The challenge with establishing an affair took place, of course, is that only two people can definitively corroborate it. And that is one reason why these stories are so rare. To that end, one possibility floated centers on the rather cinematic detail of Elon’s apology to Sergey at a party earlier this year: What if someone overheard Elon admit it? Might that be enough confirmation? Not on its own, but combined with other third-hand reports from Sergey’s friends? Still, even if that’s the case, that seems debatable to justify publication. Another possibility: Perhaps the Journal has obtained, but cannot reference, sealed divorce docs that lay this all out.
Where do things go from here? One would think the Journal is likely working to confirm and add to the story as much as possible, if only to protect itself from future litigation. Elon, being Elon, likely beats on as he always has—seemingly indestructible, thriving in his own media echo chamber, impervious to what the Wall Street Journal says about him. And Sergey, for his part, eventually can slink away back to resplendent anonymity.

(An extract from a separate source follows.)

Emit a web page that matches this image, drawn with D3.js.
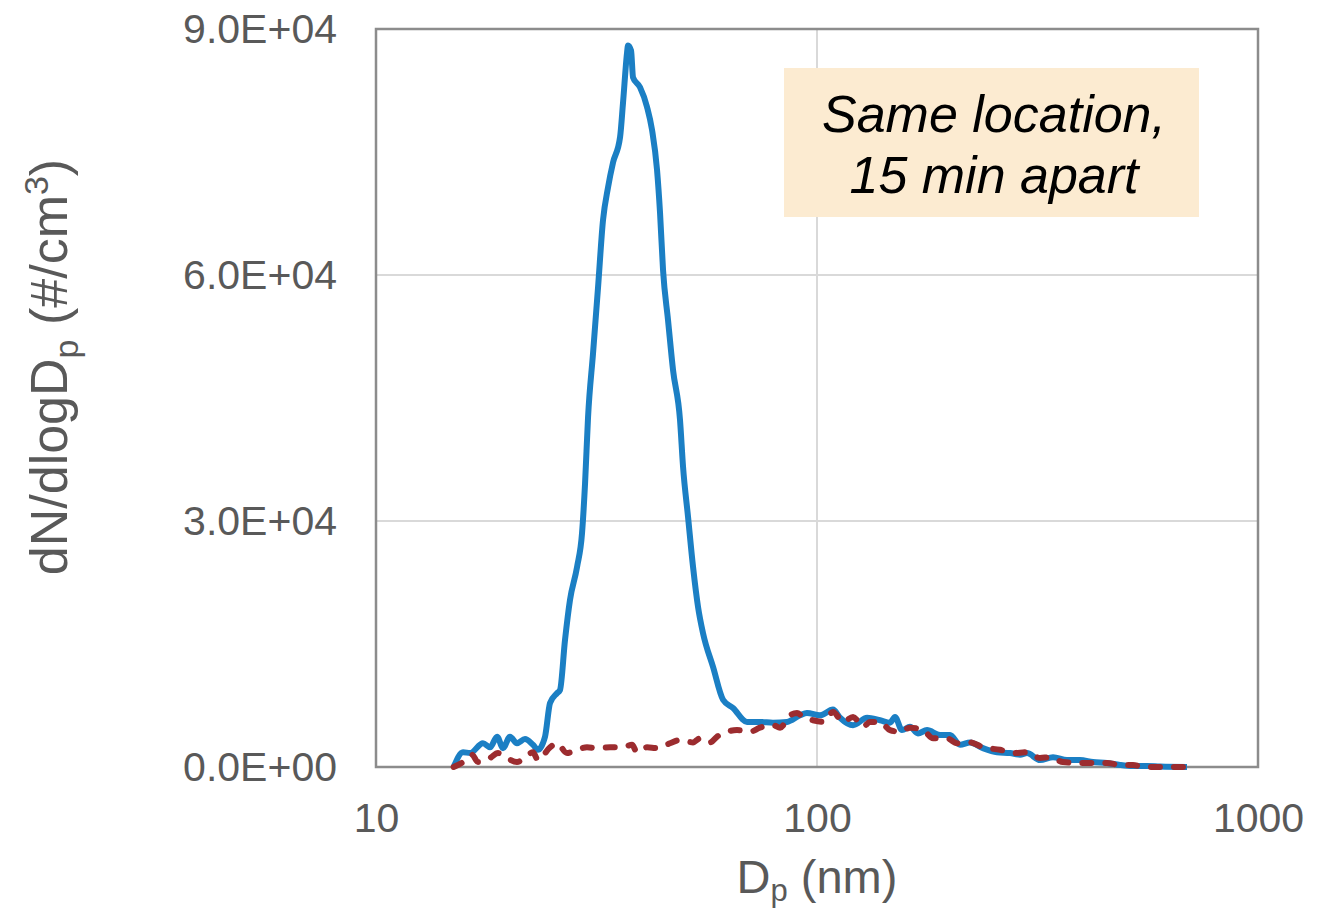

The person whose life has been truly transformed is Shanahan, an up-and-coming Silicon Valley philanthropist on the cusp of a larger step into the public spotlight for her political work as a Democratic donor and charitable work on reproductive longevity. She will almost certainly see her profile altered by the media obsession with these two men. Already, she has likely been forced to hire up to deal with the Journal story, which has made her life much more complicated than it was just one month ago when she spoke with Puck, or one year ago, when she was inviting Elon and Sergey to her birthday party in New York. One presumes that the Journal weighed heavily the consequences on her life before publication, since the very existence of a story about an alleged affair can seem like a scarlet letter on the Internet. Even if the Journal was right, were they fair?